- [TASK INSTRUCTIONS]: Please transcribe the data that follows without the pictures, keeping every word the same.
== DATASET EXCERPT ==
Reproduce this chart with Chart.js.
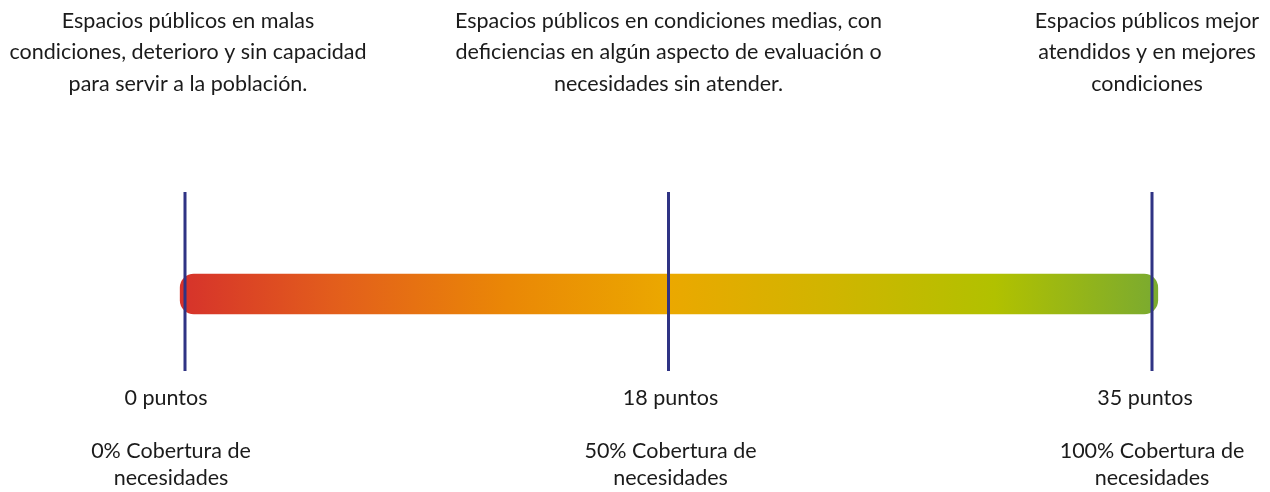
<!DOCTYPE html>
<html lang="es">
<head>
<meta charset="utf-8">
<title>Escala de espacios públicos</title>
<script src="https://cdn.jsdelivr.net/npm/chart.js@4.4.0/dist/chart.umd.min.js"></script>
<style>
  html, body { margin: 0; padding: 0; background: #fff; }
  #wrap { width: 1270px; height: 492px; }
</style>
</head>
<body>
<div id="wrap"><canvas id="escalaChart" width="1270" height="492"></canvas></div>
<script>
// datos de la escala
const cobertura = [0, 50, 100];            // % cobertura de necesidades (eje x)
const puntos = ['0 puntos', '18 puntos', '35 puntos'];
const coberturaTexto = [
  ['0% Cobertura de', 'necesidades'],
  ['50% Cobertura de', 'necesidades'],
  ['100% Cobertura de', 'necesidades']
];
const descripciones = [
  ['Espacios públicos en malas', 'condiciones, deterioro y sin capacidad', 'para servir a la población.'],
  ['Espacios públicos en condiciones medias, con', 'deficiencias en algún aspecto de evaluación o', 'necesidades sin atender.'],
  ['Espacios públicos mejor', 'atendidos y en mejores', 'condiciones']
];
const rangoBarra = [-0.5, 100.6];
const coloresGradiente = ['#d6322b', '#e3601b', '#ea8706', '#eba800', '#d0b500', '#b1c100', '#7aaa30'];

// layout (unidades del eje y = pixeles del lienzo)
const barraY = 294;
const lineaTop = 192;
const lineaBottom = 371;
const FUENTE = '21.5px Lato, "Open Sans", sans-serif';
// pequeños corrimientos horizontales de los textos respecto a cada linea
const corrSup = [3, 0, -5];
const corrPuntos = [-19, 2, -7];
const corrCob = [-14, 2, 0];

const gradienteBarra = (context) => {
  const chart = context.chart;
  const area = chart.chartArea;
  if (!area) return coloresGradiente[0];
  const x = chart.scales.x;
  const g = chart.ctx.createLinearGradient(x.getPixelForValue(rangoBarra[0]), 0, x.getPixelForValue(rangoBarra[1]), 0);
  coloresGradiente.forEach((c, i) => g.addColorStop(i / (coloresGradiente.length - 1), c));
  return g;
};

const textos = {
  id: 'textos',
  afterDraw(chart) {
    const ctx = chart.ctx;
    const x = chart.scales.x;
    ctx.save();
    ctx.font = FUENTE;
    ctx.fillStyle = '#1b1b1b';
    ctx.textAlign = 'center';
    ctx.textBaseline = 'middle';
    cobertura.forEach((v, i) => {
      const px = x.getPixelForValue(v);
      descripciones[i].forEach((t, j) => ctx.fillText(t, px + corrSup[i], 21 + j * 31.5));
      ctx.fillText(puntos[i], px + corrPuntos[i], 398);
      coberturaTexto[i].forEach((t, j) => ctx.fillText(t, px + corrCob[i], 451 + j * 27));
    });
    ctx.restore();
  }
};

const lineas = cobertura.map(v => ({
  type: 'line',
  data: [{ x: v, y: lineaTop }, { x: v, y: lineaBottom }],
  borderColor: '#2f3384',
  borderWidth: 3,
  pointRadius: 0,
  clip: false,
  order: 0
}));

new Chart(document.getElementById('escalaChart'), {
  type: 'bar',
  data: {
    datasets: [
      {
        type: 'bar',
        data: [{ x: rangoBarra, y: barraY }],
        backgroundColor: gradienteBarra,
        borderWidth: 0,
        borderRadius: 14,
        borderSkipped: false,
        barThickness: 40,
        clip: false,
        order: 1
      },
      ...lineas
    ]
  },
  options: {
    responsive: false,
    animation: false,
    indexAxis: 'y',
    layout: { padding: { left: 185, right: 118, top: 0, bottom: 0 } },
    scales: {
      x: { type: 'linear', min: 0, max: 100, display: false },
      y: { type: 'linear', min: 0, max: 492, reverse: true, offset: false, display: false }
    },
    plugins: {
      legend: { display: false },
      tooltip: { enabled: false }
    }
  },
  plugins: [textos]
});
</script>
</body>
</html>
===
- [SOLUTION FOR THIS TASK]:
Reproduce this chart with Chart.js.
<!DOCTYPE html>
<html lang="es">
<head>
<meta charset="utf-8">
<title>Escala de espacios públicos</title>
<script src="https://cdn.jsdelivr.net/npm/chart.js@4.4.0/dist/chart.umd.min.js"></script>
<style>
  html, body { margin: 0; padding: 0; background: #fff; }
  #wrap { width: 1270px; height: 492px; }
</style>
</head>
<body>
<div id="wrap"><canvas id="escalaChart" width="1270" height="492"></canvas></div>
<script>
// datos de la escala
const cobertura = [0, 50, 100];            // % cobertura de necesidades (eje x)
const puntos = ['0 puntos', '18 puntos', '35 puntos'];
const coberturaTexto = [
  ['0% Cobertura de', 'necesidades'],
  ['50% Cobertura de', 'necesidades'],
  ['100% Cobertura de', 'necesidades']
];
const descripciones = [
  ['Espacios públicos en malas', 'condiciones, deterioro y sin capacidad', 'para servir a la población.'],
  ['Espacios públicos en condiciones medias, con', 'deficiencias en algún aspecto de evaluación o', 'necesidades sin atender.'],
  ['Espacios públicos mejor', 'atendidos y en mejores', 'condiciones']
];
const rangoBarra = [-0.5, 100.6];
const coloresGradiente = ['#d6322b', '#e3601b', '#ea8706', '#eba800', '#d0b500', '#b1c100', '#7aaa30'];

// layout (unidades del eje y = pixeles del lienzo)
const barraY = 294;
const lineaTop = 192;
const lineaBottom = 371;
const FUENTE = '21.5px Lato, "Open Sans", sans-serif';
// pequeños corrimientos horizontales de los textos respecto a cada linea
const corrSup = [3, 0, -5];
const corrPuntos = [-19, 2, -7];
const corrCob = [-14, 2, 0];

const gradienteBarra = (context) => {
  const chart = context.chart;
  const area = chart.chartArea;
  if (!area) return coloresGradiente[0];
  const x = chart.scales.x;
  const g = chart.ctx.createLinearGradient(x.getPixelForValue(rangoBarra[0]), 0, x.getPixelForValue(rangoBarra[1]), 0);
  coloresGradiente.forEach((c, i) => g.addColorStop(i / (coloresGradiente.length - 1), c));
  return g;
};

const textos = {
  id: 'textos',
  afterDraw(chart) {
    const ctx = chart.ctx;
    const x = chart.scales.x;
    ctx.save();
    ctx.font = FUENTE;
    ctx.fillStyle = '#1b1b1b';
    ctx.textAlign = 'center';
    ctx.textBaseline = 'middle';
    cobertura.forEach((v, i) => {
      const px = x.getPixelForValue(v);
      descripciones[i].forEach((t, j) => ctx.fillText(t, px + corrSup[i], 21 + j * 31.5));
      ctx.fillText(puntos[i], px + corrPuntos[i], 398);
      coberturaTexto[i].forEach((t, j) => ctx.fillText(t, px + corrCob[i], 451 + j * 27));
    });
    ctx.restore();
  }
};

const lineas = cobertura.map(v => ({
  type: 'line',
  data: [{ x: v, y: lineaTop }, { x: v, y: lineaBottom }],
  borderColor: '#2f3384',
  borderWidth: 3,
  pointRadius: 0,
  clip: false,
  order: 0
}));

new Chart(document.getElementById('escalaChart'), {
  type: 'bar',
  data: {
    datasets: [
      {
        type: 'bar',
        data: [{ x: rangoBarra, y: barraY }],
        backgroundColor: gradienteBarra,
        borderWidth: 0,
        borderRadius: 14,
        borderSkipped: false,
        barThickness: 40,
        clip: false,
        order: 1
      },
      ...lineas
    ]
  },
  options: {
    responsive: false,
    animation: false,
    indexAxis: 'y',
    layout: { padding: { left: 185, right: 118, top: 0, bottom: 0 } },
    scales: {
      x: { type: 'linear', min: 0, max: 100, display: false },
      y: { type: 'linear', min: 0, max: 492, reverse: true, offset: false, display: false }
    },
    plugins: {
      legend: { display: false },
      tooltip: { enabled: false }
    }
  },
  plugins: [textos]
});
</script>
</body>
</html>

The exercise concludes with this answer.